Furthermore, if you only want a shouse for a hobby workshop, a rural shouse as a second home may be ideal for relaxing weekends away from the city.
Unfortunately, there isn’t a central database showing the rise in the trend of shouses. However, the National Association of Home Builders has an article on the rise in homes using alternative materials.
We’ve already seen that shouses are post-framed structures and can be made from wood or steel. Therefore, the article suggests that in 2020, owners built 831,000 wood-framed houses and 5,000 steel-framed homes.
This may not seem many, but the number is increasing as more people appreciate the advantages of unconventional construction materials.
A shouse combines a workshop or storage space with the owner’s home. Typically, shouses are cheaper to build than conventional homes.
Also, the residence is attached to and under the same roof as the workshop, so there’s less expense without buying additional land or building free-standing commercial premises.
Furthermore, the shop part of a shouse can either be used as a hobbyist’s shop or as a commercial or artisan business premises.
The current trend is to build shouses in rural settings because of the more relaxed zoning regulations and affordable land prices. This may be an issue for those who work or whose customers live in urban districts.
But the peaceful rural living and lack of a stressful daily commute often make up for this and encourage shouse owners to change their occupation to one more suited to home working. And, if you use a shouse’s workshop for hobbies, the increased ability to quickly relax will also help.

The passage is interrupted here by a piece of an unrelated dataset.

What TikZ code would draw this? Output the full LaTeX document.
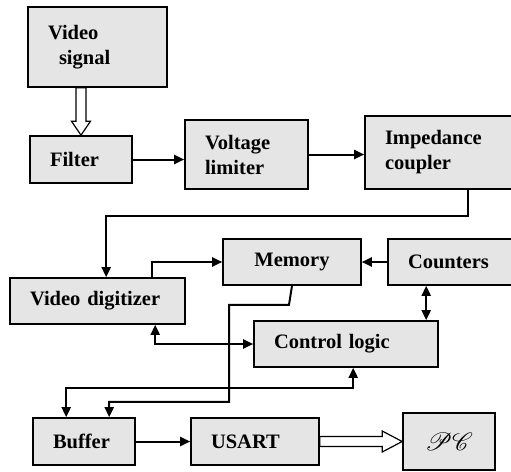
\documentclass[tikz,border=0pt]{standalone}
\usepackage{fontspec}
\setmainfont{Liberation Serif}
\usepackage{mathrsfs}
\usetikzlibrary{arrows.meta,calc}
\begin{document}
\begin{tikzpicture}[x=1pt,y=-1pt,
  box/.style={draw, line width=1.6pt, fill=black!10, inner xsep=20pt, inner ysep=0pt,
    align=left, font=\bfseries\fontsize{20.5}{25}\selectfont},
  conn/.style={line width=2pt, -{Triangle[length=10pt,width=9pt]}},
  bconn/.style={line width=2pt, {Triangle[length=10pt,width=9pt]}-{Triangle[length=10pt,width=9pt]}},
  hollow/.style={draw, fill=white, line width=1.2pt, line join=miter}]
\useasboundingbox (0,0) rectangle (511,471);
\node[box, minimum width=139pt, text width=99pt, minimum height=80pt] (vsig) at (97.5,47) {Video\\\hspace*{11pt}signal};
\node[box, minimum width=102pt, text width=62pt, minimum height=47pt] (filter) at (81,159.5) {Filter};
\node[box, minimum width=123pt, text width=83pt, minimum height=69pt] (vlim) at (246.5,154.5) {Voltage\\limiter};
\node[box, minimum width=151pt, text width=111pt, minimum height=73pt] (imp) at (440.5,152.5) {Impedance\\coupler};
\node[box, minimum width=175pt, text width=135pt, minimum height=46pt] (vdig) at (97.5,301) {Video digitizer};
\node[box, minimum width=138pt, text width=98pt, minimum height=46pt, align=center] (mem) at (292,262) {Memory};
\node[box, minimum width=128pt, text width=88pt, minimum height=46pt] (cnt) at (452,262) {Counters};
\node[box, minimum width=184pt, text width=144pt, minimum height=46pt] (ctl) at (346,344) {Control logic};
\node[box, minimum width=102pt, text width=62pt, minimum height=47pt] (buf) at (84,441.5) {Buffer};
\node[box, minimum width=128pt, text width=88pt, minimum height=47pt] (usart) at (255,441.5) {USART};
\node[box, minimum width=92pt, text width=72pt, inner xsep=10pt, minimum height=57pt, align=center, font=\fontsize{34}{36}\selectfont] (pc) at (449,441.5) {$\mathscr{PC}$};

% hollow arrows
\draw[hollow] (filter.north) -- ++(-9.5,-14) -- ++(4.5,0) -- ($(filter.north |- vsig.south)+(-5,0)$) -- ++(10,0) -- ($(filter.north)+(5,-14)$) -- ++(4.5,0) -- cycle;
\draw[hollow] (pc.west) -- ++(-20,-10.5) -- ++(0,5.5) -- ($(usart.east)+(0,-5)$) -- ++(0,10) -- ($(pc.west)+(-20,5)$) -- ++(0,5.5) -- cycle;

% connector end points
\coordinate (impout) at ($(imp.south west)+(104,0)$);
\coordinate (vdigin) at ($(vdig.north west)+(97,0)$);
\coordinate (vdigout) at ($(vdig.north west)+(143,0)$);
\coordinate (cntio) at ($(cnt.south west)+(39,0)$);
\coordinate (vdigio) at ($(vdig.south west)+(146,0)$);
\coordinate (bufin) at ($(buf.north west)+(77,0)$);
\coordinate (bufio) at ($(buf.north west)+(34,0)$);
\coordinate (ctlio) at ($(ctl.south west)+(100,0)$);

% connectors
\draw[conn] (filter.east) -- (filter.east -| vlim.west);
\draw[conn] (vlim.east) -- (vlim.east -| imp.west);
\draw[conn] (impout) -- ++(0,26) -| (vdigin);
\draw[conn] (vdigout) |- (mem.west);
\draw[conn] (cnt.west) -- (mem.east);
\draw[bconn] (cntio) -- (cntio |- ctl.north);
\draw[bconn] (vdigio) |- (ctl.west);
\draw[conn] (mem.south) -- ++(-3,19) -- ++(-60,0) -- ++(0,97) -| (bufin);
\draw[bconn] (bufio) |- ($(ctlio)+(0,20)$) -- (ctlio);
\draw[conn] (buf.east) -- (usart.west);
\end{tikzpicture}
\end{document}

Finally, we should consider people who want to combine living and working spaces.
Shouses are versatile and can be customized to suit their owner’s requirements. Generally, shouses are more affordable than conventional houses and provide more living space overall; if you use them for a business, you also increase your company’s space.
So, if you’re looking for a unique, functional place to live and work, buying or building a shouse may be the ideal choice.